**MATERIAL TO PROCESS**:
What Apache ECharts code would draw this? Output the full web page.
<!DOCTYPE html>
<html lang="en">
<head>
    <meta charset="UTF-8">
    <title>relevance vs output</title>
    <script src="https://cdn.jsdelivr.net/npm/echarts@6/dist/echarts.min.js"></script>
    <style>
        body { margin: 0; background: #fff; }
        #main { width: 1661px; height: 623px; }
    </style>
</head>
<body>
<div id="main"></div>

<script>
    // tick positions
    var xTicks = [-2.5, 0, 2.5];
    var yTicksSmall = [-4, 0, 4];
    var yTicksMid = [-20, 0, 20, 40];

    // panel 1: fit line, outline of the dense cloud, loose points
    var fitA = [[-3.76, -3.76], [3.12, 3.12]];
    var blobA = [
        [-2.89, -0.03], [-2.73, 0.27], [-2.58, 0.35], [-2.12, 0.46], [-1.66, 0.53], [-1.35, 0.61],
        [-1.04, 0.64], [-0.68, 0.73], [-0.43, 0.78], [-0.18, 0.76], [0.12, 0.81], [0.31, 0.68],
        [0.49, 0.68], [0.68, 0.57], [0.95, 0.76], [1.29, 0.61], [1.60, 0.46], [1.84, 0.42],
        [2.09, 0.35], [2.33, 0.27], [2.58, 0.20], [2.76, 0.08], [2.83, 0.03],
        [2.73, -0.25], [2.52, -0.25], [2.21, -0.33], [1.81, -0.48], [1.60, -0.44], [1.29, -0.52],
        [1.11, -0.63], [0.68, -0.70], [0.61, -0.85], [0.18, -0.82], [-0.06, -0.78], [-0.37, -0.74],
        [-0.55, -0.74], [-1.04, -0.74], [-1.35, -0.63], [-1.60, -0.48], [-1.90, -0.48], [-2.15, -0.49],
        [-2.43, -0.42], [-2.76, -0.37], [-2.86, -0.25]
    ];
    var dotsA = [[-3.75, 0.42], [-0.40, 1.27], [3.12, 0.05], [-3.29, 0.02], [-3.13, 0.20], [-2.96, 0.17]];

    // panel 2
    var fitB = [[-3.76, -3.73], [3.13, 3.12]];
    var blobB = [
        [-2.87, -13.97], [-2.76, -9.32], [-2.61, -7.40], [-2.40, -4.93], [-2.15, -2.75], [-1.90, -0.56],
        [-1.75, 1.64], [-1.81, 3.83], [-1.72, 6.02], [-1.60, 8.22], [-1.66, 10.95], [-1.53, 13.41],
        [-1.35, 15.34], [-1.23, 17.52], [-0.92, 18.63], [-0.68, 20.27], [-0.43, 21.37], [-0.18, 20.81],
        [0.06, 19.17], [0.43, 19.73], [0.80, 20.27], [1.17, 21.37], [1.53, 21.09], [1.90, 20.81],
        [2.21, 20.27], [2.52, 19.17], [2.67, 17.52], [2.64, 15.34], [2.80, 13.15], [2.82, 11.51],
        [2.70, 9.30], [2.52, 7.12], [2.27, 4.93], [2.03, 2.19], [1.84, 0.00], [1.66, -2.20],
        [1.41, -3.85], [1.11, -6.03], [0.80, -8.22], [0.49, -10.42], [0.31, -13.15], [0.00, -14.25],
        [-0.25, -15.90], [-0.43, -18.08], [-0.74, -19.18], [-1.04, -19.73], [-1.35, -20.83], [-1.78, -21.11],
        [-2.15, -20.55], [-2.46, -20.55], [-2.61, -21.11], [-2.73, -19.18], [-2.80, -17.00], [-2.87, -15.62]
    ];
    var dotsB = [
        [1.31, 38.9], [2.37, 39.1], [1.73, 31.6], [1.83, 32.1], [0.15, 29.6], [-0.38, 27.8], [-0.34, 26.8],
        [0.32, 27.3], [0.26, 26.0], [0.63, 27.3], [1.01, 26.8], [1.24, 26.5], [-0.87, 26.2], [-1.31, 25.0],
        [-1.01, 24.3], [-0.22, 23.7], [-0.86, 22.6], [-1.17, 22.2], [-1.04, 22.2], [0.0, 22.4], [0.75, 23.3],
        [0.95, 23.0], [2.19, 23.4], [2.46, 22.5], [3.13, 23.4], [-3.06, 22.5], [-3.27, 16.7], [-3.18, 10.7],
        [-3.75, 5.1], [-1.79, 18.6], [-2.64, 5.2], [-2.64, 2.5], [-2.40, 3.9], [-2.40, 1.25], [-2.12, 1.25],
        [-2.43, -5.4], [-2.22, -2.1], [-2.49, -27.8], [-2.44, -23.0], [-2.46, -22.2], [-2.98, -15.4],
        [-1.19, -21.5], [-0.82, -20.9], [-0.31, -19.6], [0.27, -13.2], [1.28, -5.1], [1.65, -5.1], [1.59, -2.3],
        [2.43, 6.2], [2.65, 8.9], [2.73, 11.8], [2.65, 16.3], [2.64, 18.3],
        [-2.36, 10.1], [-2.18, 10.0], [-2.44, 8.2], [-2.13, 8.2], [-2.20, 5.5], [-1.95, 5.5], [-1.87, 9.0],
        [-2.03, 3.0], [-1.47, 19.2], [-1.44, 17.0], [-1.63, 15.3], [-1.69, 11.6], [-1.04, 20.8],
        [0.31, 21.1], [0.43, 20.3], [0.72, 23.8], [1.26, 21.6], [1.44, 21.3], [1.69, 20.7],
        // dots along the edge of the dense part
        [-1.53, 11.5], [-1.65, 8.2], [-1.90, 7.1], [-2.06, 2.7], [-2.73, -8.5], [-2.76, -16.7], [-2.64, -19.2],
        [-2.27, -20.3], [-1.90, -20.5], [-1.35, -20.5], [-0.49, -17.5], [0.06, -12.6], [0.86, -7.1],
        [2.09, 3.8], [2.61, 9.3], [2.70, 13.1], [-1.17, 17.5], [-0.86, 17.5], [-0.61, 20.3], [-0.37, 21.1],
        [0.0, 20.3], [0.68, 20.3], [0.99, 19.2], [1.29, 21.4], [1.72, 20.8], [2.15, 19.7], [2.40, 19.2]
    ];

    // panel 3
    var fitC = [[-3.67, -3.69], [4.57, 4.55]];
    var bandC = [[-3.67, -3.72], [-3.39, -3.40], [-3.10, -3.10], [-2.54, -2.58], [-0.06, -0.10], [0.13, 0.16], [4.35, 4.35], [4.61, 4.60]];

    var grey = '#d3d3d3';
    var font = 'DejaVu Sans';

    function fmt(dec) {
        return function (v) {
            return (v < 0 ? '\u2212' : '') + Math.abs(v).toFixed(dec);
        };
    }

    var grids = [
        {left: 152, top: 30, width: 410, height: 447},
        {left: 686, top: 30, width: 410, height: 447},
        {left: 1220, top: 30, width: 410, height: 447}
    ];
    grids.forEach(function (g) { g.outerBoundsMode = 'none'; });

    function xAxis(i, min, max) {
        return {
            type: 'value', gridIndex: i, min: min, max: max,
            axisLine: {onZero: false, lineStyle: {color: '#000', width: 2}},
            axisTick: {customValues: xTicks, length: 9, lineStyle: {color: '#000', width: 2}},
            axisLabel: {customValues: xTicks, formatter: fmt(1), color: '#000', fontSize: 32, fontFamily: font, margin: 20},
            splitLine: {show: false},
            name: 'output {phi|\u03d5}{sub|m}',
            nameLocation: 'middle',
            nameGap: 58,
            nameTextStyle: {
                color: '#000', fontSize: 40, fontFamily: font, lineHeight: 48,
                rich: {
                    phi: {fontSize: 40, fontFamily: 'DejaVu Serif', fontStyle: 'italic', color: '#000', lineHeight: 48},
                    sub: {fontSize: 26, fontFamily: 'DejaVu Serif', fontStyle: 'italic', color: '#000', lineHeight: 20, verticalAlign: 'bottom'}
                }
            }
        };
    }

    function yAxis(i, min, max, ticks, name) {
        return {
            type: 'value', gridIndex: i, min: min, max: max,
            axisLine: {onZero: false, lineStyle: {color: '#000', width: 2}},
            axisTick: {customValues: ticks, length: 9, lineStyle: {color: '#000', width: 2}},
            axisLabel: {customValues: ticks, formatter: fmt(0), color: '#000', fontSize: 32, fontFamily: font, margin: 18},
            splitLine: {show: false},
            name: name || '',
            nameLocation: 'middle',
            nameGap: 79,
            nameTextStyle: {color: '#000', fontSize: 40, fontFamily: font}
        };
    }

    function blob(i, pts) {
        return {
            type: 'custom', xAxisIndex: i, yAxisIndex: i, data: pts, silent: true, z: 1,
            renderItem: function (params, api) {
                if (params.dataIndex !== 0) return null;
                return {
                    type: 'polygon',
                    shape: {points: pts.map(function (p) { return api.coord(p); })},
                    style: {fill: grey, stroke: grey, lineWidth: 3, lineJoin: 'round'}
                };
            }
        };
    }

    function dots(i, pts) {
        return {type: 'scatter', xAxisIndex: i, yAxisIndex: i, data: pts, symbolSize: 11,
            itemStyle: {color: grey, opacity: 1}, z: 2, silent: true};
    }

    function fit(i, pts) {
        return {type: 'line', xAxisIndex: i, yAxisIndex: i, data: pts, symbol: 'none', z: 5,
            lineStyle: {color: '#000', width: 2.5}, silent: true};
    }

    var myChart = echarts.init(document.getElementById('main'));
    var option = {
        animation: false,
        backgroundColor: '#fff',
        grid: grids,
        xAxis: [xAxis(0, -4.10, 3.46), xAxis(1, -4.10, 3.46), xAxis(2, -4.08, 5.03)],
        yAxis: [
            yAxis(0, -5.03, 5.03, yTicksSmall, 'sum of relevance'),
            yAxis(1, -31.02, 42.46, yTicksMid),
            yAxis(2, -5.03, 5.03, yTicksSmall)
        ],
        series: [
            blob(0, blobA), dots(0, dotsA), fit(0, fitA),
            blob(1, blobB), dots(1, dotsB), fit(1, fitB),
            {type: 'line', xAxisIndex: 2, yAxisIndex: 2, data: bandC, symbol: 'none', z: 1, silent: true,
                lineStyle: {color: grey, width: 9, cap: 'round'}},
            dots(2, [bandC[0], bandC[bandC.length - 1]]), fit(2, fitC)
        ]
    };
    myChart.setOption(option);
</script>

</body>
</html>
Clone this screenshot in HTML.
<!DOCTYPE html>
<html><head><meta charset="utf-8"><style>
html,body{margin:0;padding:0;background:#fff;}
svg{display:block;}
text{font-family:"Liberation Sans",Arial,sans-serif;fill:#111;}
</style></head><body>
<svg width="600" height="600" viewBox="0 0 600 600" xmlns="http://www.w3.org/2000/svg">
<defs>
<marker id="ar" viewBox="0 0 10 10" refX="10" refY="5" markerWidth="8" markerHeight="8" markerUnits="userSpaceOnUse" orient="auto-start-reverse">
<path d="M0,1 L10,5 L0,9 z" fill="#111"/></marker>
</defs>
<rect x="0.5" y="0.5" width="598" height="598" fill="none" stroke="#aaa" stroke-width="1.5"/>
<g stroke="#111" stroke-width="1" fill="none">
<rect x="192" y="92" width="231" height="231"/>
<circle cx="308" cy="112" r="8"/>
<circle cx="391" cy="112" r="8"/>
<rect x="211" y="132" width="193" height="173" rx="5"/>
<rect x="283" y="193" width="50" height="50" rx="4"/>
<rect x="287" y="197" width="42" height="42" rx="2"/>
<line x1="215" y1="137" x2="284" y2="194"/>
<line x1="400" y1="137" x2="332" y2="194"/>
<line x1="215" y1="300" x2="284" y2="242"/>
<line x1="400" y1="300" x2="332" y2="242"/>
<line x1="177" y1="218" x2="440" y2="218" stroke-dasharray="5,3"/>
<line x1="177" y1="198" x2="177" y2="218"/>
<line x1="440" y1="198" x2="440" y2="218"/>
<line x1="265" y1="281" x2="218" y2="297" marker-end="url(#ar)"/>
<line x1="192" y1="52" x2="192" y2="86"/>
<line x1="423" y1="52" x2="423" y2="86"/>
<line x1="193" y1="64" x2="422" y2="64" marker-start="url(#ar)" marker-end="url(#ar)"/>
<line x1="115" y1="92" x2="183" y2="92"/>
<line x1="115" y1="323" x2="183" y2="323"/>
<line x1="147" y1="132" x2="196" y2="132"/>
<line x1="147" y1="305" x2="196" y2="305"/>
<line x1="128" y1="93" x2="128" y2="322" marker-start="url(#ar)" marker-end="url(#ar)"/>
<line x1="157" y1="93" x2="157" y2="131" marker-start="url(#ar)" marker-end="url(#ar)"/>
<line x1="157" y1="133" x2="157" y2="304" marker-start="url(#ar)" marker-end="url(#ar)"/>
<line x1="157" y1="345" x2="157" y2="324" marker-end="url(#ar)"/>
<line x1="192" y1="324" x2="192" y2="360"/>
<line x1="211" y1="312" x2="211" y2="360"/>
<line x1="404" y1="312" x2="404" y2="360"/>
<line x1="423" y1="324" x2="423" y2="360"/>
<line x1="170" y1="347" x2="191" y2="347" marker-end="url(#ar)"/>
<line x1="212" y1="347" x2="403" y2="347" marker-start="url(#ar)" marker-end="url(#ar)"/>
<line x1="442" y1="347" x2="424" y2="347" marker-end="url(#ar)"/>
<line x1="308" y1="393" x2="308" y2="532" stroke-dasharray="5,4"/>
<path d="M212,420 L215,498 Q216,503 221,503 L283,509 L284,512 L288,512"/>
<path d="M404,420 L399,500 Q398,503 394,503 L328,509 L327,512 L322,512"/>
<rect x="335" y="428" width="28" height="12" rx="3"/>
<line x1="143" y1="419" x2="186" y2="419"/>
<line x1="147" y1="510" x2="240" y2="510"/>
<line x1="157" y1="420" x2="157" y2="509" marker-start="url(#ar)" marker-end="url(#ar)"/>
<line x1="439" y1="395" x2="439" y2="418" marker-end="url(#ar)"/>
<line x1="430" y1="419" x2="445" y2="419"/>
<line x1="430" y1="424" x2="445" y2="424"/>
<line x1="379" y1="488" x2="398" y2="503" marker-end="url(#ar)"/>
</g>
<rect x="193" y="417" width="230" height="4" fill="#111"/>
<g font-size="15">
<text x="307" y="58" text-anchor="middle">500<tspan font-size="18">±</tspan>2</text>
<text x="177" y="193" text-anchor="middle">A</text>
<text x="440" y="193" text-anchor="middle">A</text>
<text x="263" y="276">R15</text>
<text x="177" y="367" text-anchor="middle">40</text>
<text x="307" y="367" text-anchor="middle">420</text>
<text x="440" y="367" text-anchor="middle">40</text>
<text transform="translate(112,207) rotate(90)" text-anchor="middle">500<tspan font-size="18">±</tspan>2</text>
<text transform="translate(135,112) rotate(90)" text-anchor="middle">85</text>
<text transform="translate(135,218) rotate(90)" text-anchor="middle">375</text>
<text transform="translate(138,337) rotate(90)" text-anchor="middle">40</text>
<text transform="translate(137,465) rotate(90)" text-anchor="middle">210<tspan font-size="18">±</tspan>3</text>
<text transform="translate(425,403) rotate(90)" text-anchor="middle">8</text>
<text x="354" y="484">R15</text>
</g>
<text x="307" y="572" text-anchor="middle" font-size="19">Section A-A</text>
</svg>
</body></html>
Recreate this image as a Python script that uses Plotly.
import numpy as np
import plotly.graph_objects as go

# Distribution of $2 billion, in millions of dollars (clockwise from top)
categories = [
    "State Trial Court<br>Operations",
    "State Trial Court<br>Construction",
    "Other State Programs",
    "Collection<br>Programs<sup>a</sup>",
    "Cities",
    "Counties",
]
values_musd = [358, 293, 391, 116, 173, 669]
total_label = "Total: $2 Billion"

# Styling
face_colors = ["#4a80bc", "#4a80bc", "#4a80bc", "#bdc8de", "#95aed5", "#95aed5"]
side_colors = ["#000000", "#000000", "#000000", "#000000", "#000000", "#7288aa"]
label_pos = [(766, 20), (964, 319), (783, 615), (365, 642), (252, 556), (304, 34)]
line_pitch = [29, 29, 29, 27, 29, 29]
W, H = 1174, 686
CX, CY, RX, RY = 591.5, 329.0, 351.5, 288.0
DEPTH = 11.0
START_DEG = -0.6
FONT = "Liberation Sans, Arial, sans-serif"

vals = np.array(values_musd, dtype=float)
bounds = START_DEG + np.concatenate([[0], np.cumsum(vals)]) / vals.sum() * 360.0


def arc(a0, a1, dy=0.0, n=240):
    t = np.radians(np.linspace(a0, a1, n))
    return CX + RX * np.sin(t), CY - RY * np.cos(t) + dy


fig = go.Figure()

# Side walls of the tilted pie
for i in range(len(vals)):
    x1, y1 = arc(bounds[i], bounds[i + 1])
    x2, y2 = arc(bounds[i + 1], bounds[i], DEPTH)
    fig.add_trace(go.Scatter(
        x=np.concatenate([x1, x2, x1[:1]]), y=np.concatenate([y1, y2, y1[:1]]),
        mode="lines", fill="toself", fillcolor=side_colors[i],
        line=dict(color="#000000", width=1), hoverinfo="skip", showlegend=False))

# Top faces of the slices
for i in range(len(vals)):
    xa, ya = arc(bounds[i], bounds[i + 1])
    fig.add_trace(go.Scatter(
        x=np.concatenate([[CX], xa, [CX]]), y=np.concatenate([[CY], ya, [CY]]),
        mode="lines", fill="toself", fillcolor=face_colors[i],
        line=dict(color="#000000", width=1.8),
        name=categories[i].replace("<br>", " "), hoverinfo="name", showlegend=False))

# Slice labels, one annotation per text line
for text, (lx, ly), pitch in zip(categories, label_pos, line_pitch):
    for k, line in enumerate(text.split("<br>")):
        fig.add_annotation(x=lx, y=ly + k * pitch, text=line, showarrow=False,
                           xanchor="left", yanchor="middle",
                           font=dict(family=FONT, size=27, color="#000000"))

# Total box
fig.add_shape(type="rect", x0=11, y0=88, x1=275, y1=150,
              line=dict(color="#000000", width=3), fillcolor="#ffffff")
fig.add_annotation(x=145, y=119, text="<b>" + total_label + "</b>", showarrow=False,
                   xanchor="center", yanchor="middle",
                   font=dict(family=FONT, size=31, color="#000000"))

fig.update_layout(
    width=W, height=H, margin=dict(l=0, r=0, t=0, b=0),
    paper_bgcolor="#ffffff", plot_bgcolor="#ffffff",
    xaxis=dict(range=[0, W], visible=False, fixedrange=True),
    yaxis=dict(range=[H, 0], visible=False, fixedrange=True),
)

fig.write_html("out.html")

**SET TASK**:
Find the lines that include the string "this", then copy each of them.

**TASK ANSWER**:
What Apache ECharts code would draw this? Output the full web page.
Clone this screenshot in HTML.
Recreate this image as a Python script that uses Plotly.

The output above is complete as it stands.